If you are a gardener like me, half the fun is growing your own plants from cuttings or seed, and usually your shadehouse is full of little pots with a piece of this or that, or a few seeds, scrounged from other gardens, parks, or purchased on the internet. I don’t kid myself that I am going to remember in a few weeks time what that new little shoot poking up might be, so I have learned to religiously label everything, which brings me to my point.
Plant labels are expensive. Cheap ones about 10c each and fancy ones a lot more, and if you use them by the dozen it can cost a lot. And, to complicate the issue, a lot of the plastic ones are not UV stabilised, so after a few months they disintegrate into small pieces, and are totally unreadable. Which rather defeats the purpose.
A friend showed me how to make quite useable plant labels from beer cans. Now I know this means you might have to drink an extra can or two, but…. sometimes we have to suffer. After you have emptied it, you cut the top off – the kitchen scissors will do it since aluminium cans are as thin as paper, and then cut the barrel of the can into strips right down to the base. I make about ten strips around each can. Then cut the strips off the base, and voilà – plant labels. If you punch a hole in them with a paper punch, you can tie them on with a bit of wire.

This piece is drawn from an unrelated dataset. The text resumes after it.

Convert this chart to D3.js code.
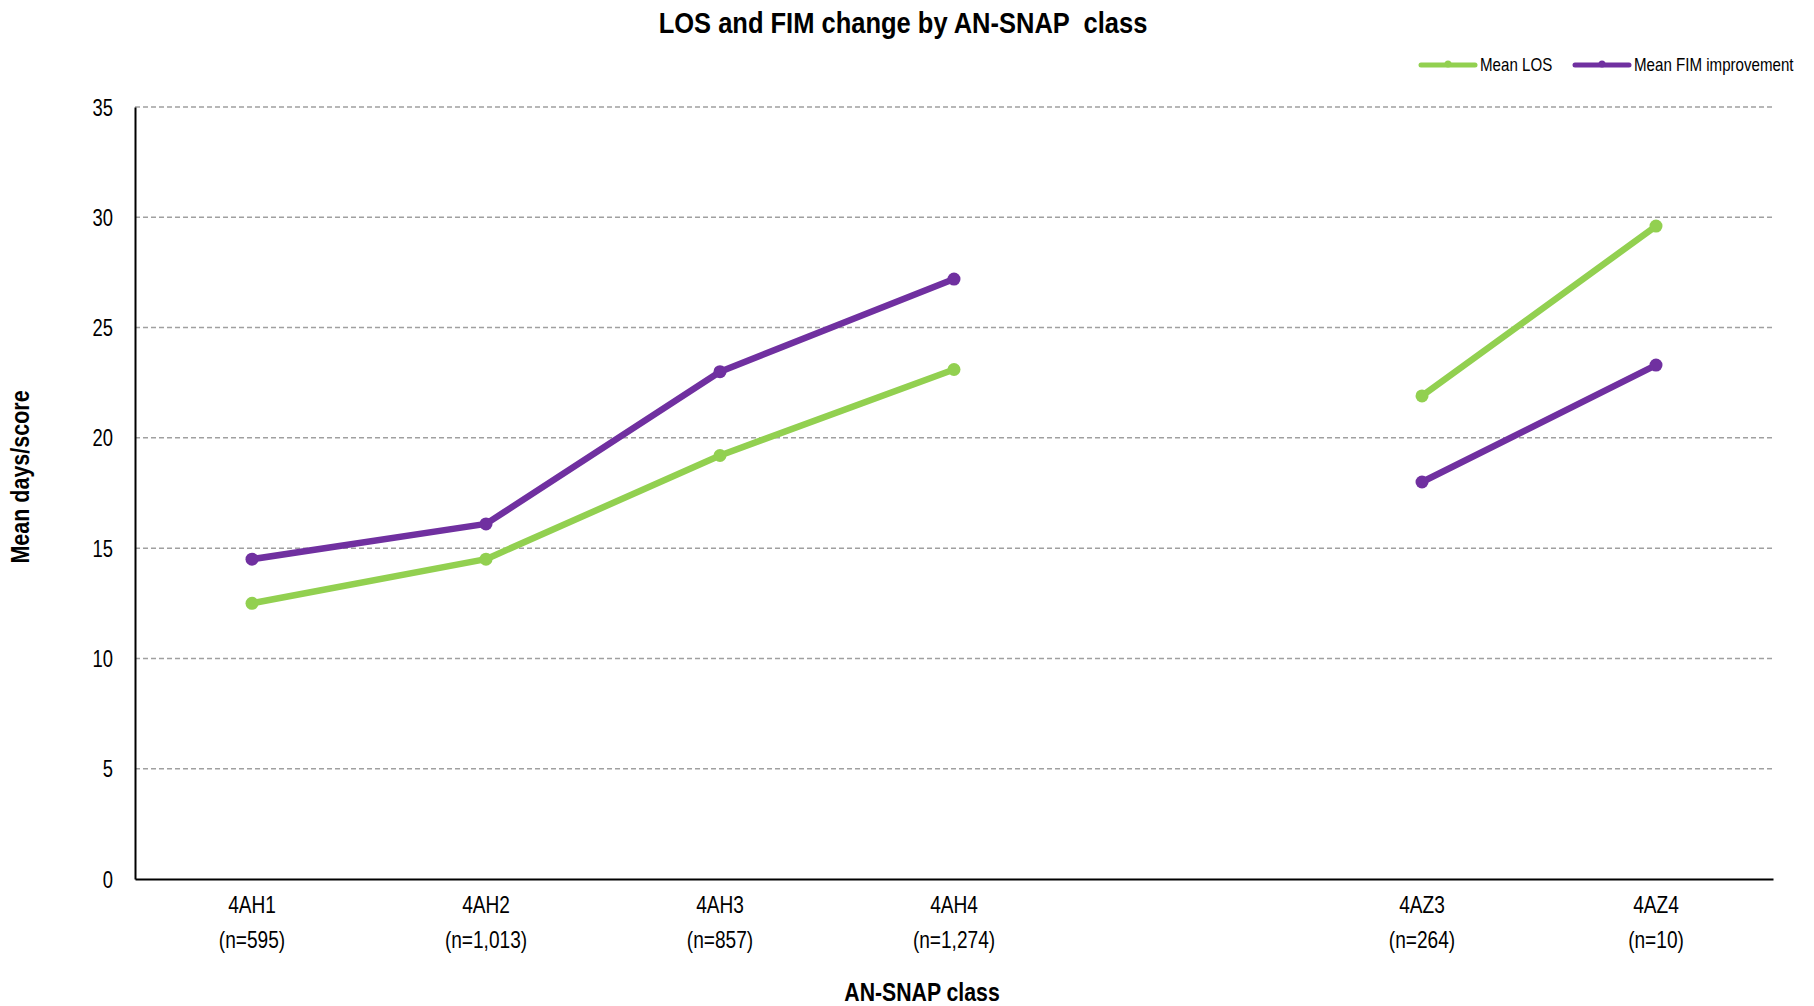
<!DOCTYPE html>
<html>
<head>
<meta charset="utf-8">
<script src="https://cdn.jsdelivr.net/npm/d3@7"></script>
<style>
  html, body { margin: 0; padding: 0; background: #fff; }
  svg { display: block; }
  text { font-family: "Liberation Sans", Arial, sans-serif; }
</style>
</head>
<body>
<svg id="chart" width="1814" height="1006"></svg>
<script>
// ---- data ----
const categories = ["4AH1", "4AH2", "4AH3", "4AH4", "", "4AZ3", "4AZ4"];
const counts = ["(n=595)", "(n=1,013)", "(n=857)", "(n=1,274)", "", "(n=264)", "(n=10)"];
const meanLOS = [12.5, 14.5, 19.2, 23.1, null, 21.9, 29.6];
const meanFIM = [14.5, 16.1, 23.0, 27.2, null, 18.0, 23.3];
const yTicks = [0, 5, 10, 15, 20, 25, 30, 35];
const seriesNames = ["Mean LOS", "Mean FIM improvement"];
const seriesColors = ["#92D050", "#7030A0"];

const svg = d3.select("#chart");
const margin = { left: 135, right: 41, top: 107, bottom: 127 };
const W = 1814, H = 1006;
const keys = categories.map((c, i) => i);

const x = d3.scaleBand().domain(keys).range([margin.left, W - margin.right]);
const y = d3.scaleLinear().domain([0, 35]).range([H - margin.bottom, margin.top]);

// helper: horizontally condensed text
function ctext(parent, tx, ty, sx, txt, size, opts = {}) {
  return parent.append("text")
    .attr("transform", `translate(${tx},${ty}) ${opts.rotate ? "rotate(" + opts.rotate + ")" : ""} scale(${sx},1)`)
    .attr("text-anchor", opts.anchor || "middle")
    .attr("font-size", size)
    .attr("font-weight", opts.bold ? "bold" : "normal")
    .attr("fill", "#000")
    .style("white-space", "pre")
    .text(txt);
}

// gridlines
svg.append("g")
  .selectAll("line")
  .data(yTicks.filter(t => t > 0))
  .join("line")
  .attr("x1", margin.left).attr("x2", W - margin.right)
  .attr("y1", d => y(d)).attr("y2", d => y(d))
  .attr("stroke", "#A0A0A0")
  .attr("stroke-width", 1.5)
  .attr("stroke-dasharray", "5,3");

// y axis
const yAxis = svg.append("g")
  .attr("transform", `translate(${margin.left},0)`)
  .call(d3.axisLeft(y).tickValues(yTicks).tickSize(0).tickFormat(() => ""));
yAxis.select(".domain").attr("stroke", "#000").attr("stroke-width", 2);
yAxis.selectAll(".tick").each(function(d) {
  ctext(d3.select(this), -22, 8, 0.8, String(d), 23, { anchor: "end" });
});

// x axis
const xAxis = svg.append("g")
  .attr("transform", `translate(0,${y(0)})`)
  .call(d3.axisBottom(x).tickSize(0).tickFormat(() => ""));
xAxis.select(".domain").attr("stroke", "#000").attr("stroke-width", 2);
xAxis.selectAll(".tick").each(function(d) {
  const g = d3.select(this);
  ctext(g, 0, 34, 0.83, categories[d], 23);
  ctext(g, 0, 69, 0.83, counts[d], 23);
});

// lines
const series = [meanLOS, meanFIM];
const line = d3.line()
  .defined(d => d.v != null)
  .x(d => x(d.i) + x.bandwidth() / 2)
  .y(d => y(d.v));

series.forEach((vals, si) => {
  const pts = vals.map((v, i) => ({ i, v }));
  svg.append("path")
    .datum(pts)
    .attr("fill", "none")
    .attr("stroke", seriesColors[si])
    .attr("stroke-width", 6.5)
    .attr("stroke-linejoin", "round")
    .attr("d", line);
  svg.append("g")
    .selectAll("circle")
    .data(pts.filter(p => p.v != null))
    .join("circle")
    .attr("cx", d => x(d.i) + x.bandwidth() / 2)
    .attr("cy", d => y(d.v))
    .attr("r", 6.5)
    .attr("fill", seriesColors[si]);
});

// title
ctext(svg, 903, 33, 0.85, "LOS and FIM change by AN-SNAP  class", 30, { bold: true });

// axis titles
ctext(svg, 29, 477, 0.86, "Mean days/score", 25, { bold: true, rotate: -90 });
ctext(svg, 922, 1001, 0.85, "AN-SNAP class", 25, { bold: true });

// legend
const legendPos = [1421, 1575];
seriesNames.forEach((name, si) => {
  const g = svg.append("g").attr("transform", `translate(${legendPos[si]},65)`);
  g.append("line").attr("x1", 0).attr("x2", 54).attr("y1", 0).attr("y2", 0)
    .attr("stroke", seriesColors[si]).attr("stroke-width", 5).attr("stroke-linecap", "round");
  g.append("circle").attr("cx", 27).attr("cy", -1).attr("r", 3.5).attr("fill", seriesColors[si]);
  ctext(g, 59, 6, 0.84, name, 18, { anchor: "start" });
});
</script>
</body>
</html>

You can write on these with permanent marker, pencil, or a dead biro which engraves into the metal, so you can read it forever. My friend gets a bit fancy and uses glass paint to write with, but he is a perfectionist. I guess you can use soft drink cans too, but is that in the Aussie tradition?
However or whatever you use – it is recycling, plus avoiding the use of plastic. And they do more or less last forever.